С тех пор сфера наших вопросов сократилась в одних областях и разрослась в других (рис. 10.1). Некоторые вопросы отброшены как наивные или ошибочные, вроде объяснения размеров планетных орбит исходя из первичных принципов (это было популярно в эпоху Возрождения). То же самое может случиться с модными нынче попытками предсказания количества темной энергии в космосе, если окажется, что ее плотность в наших окрестностях является исторической случайностью (гл. 6). Тем не менее наша способность отвечать на другие вопросы превзошла самые смелые ожидания прежних поколений. Ньютон был бы поражен, узнав, что мы сумели определить возраст Вселенной с точностью до 1 % и узнали устройство микромира в достаточной мере, чтобы сконструировать «Айфон».
Я считаю шутку Дугласа Адамса про 42 очень удачной, поскольку математика играет исключительную роль во всех этих успехах[63]. Та идея, что Вселенная в некотором смысле является математической, восходит по меньшей мере к пифагорейцам и породила многовековую дискуссию физиков и философов. Галилей утверждал, что Вселенная – это «величественная книга», написанная на языке математики. Лауреат Нобелевской премии по физике Юджин Вигнер в 60-х годах XX века настаивал, что «невероятная эффективность математики в естественных науках» нуждается в объяснении.
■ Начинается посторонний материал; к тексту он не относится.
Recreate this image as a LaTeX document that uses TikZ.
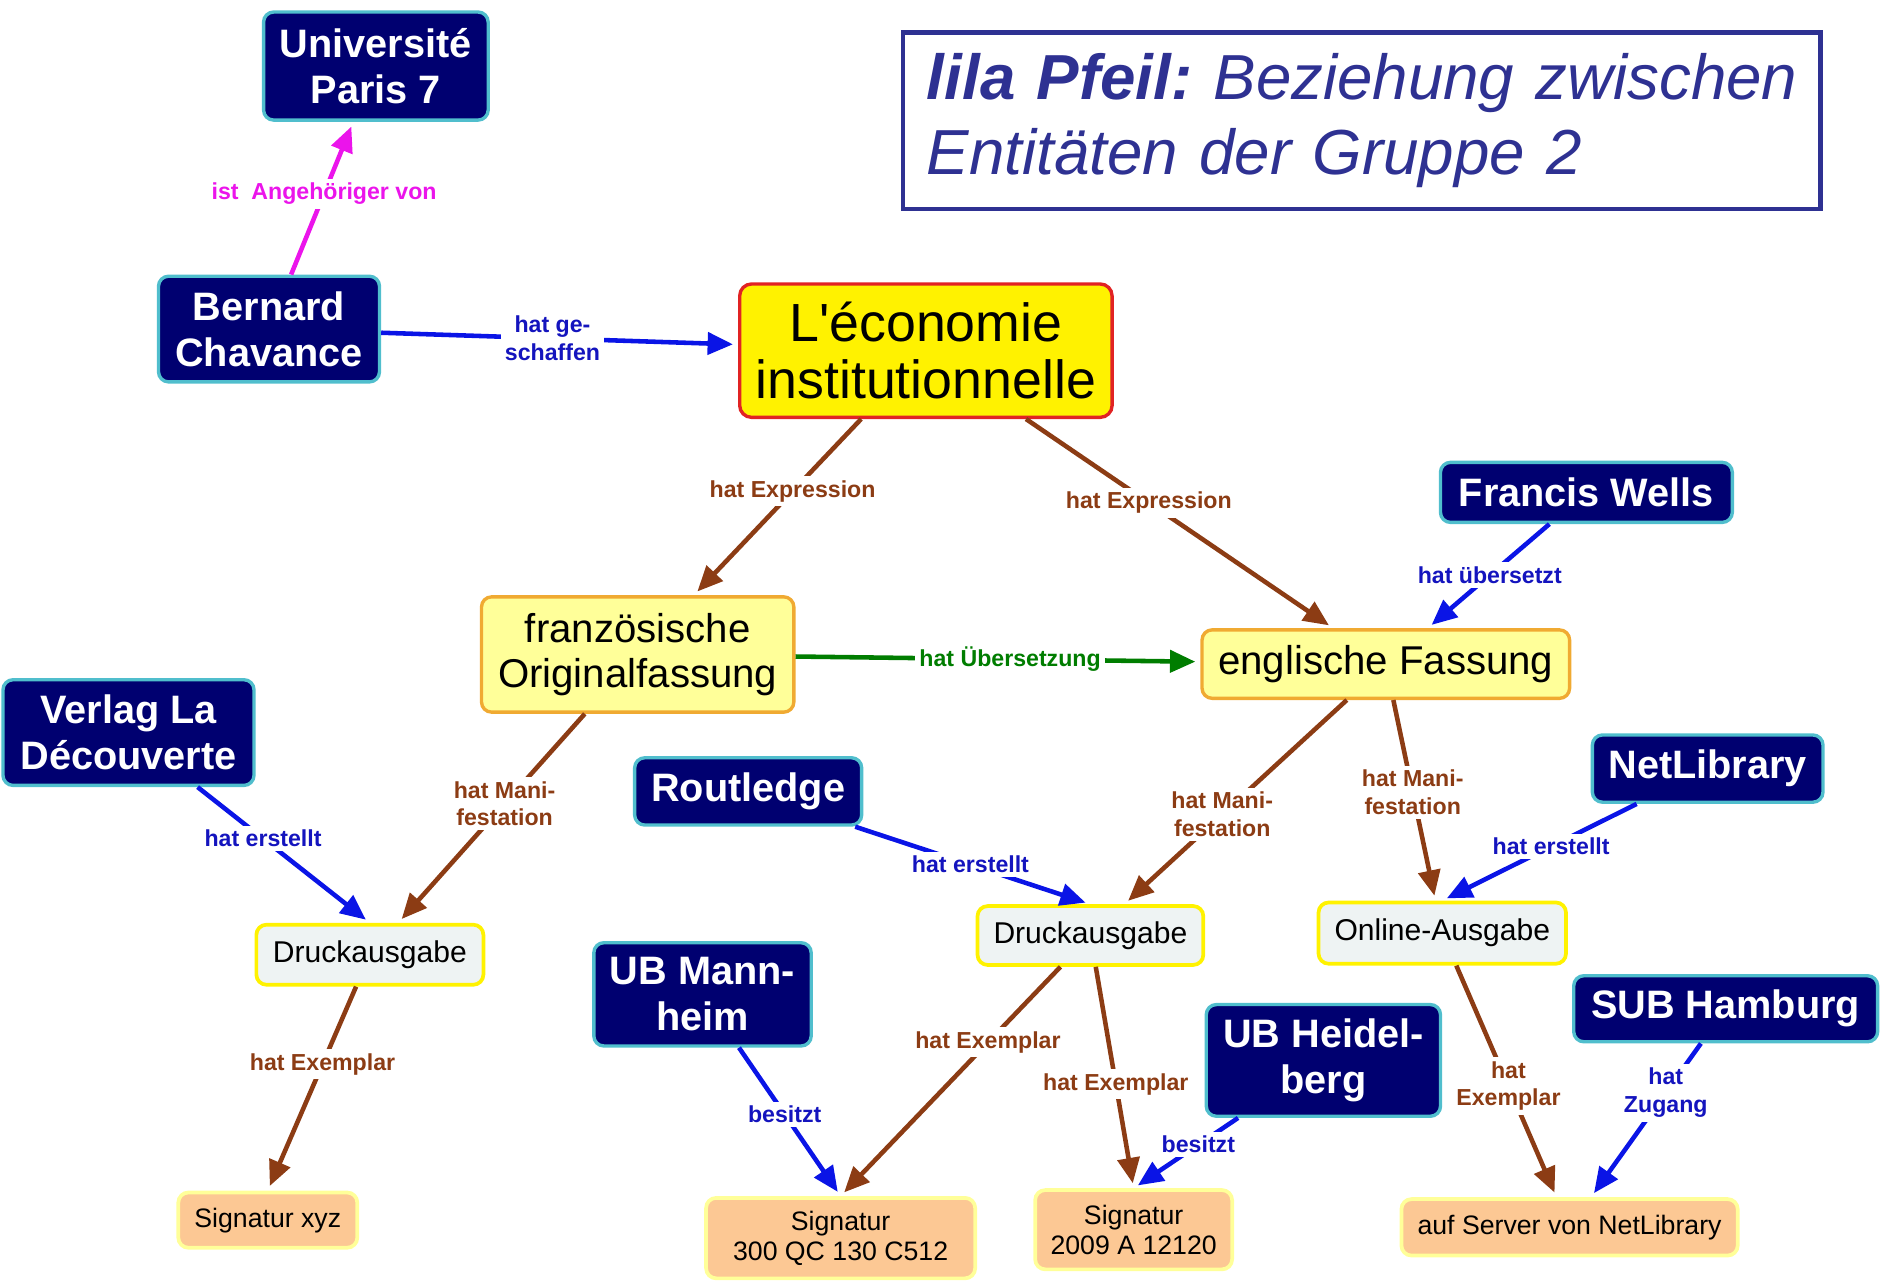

Фигуры, паттерны и уравнения
Мы переходим к рассмотрению по-настоящему радикального объяснения. Однако прежде необходимо уточнить, что именно мы пытаемся объяснить. Пожалуйста, оторвитесь на несколько секунд от чтения и оглядитесь. Где вся эта математика, которой мы собираемся заниматься? Разве математика – это не наука о числах? Вероятно, вам на глаза попадется несколько чисел, например пагинация в этой книге, но это лишь символы, изобретенные и изображенные людьми, так что вряд ли они отражают математическую сущность Вселенной в каком-либо глубоком смысле.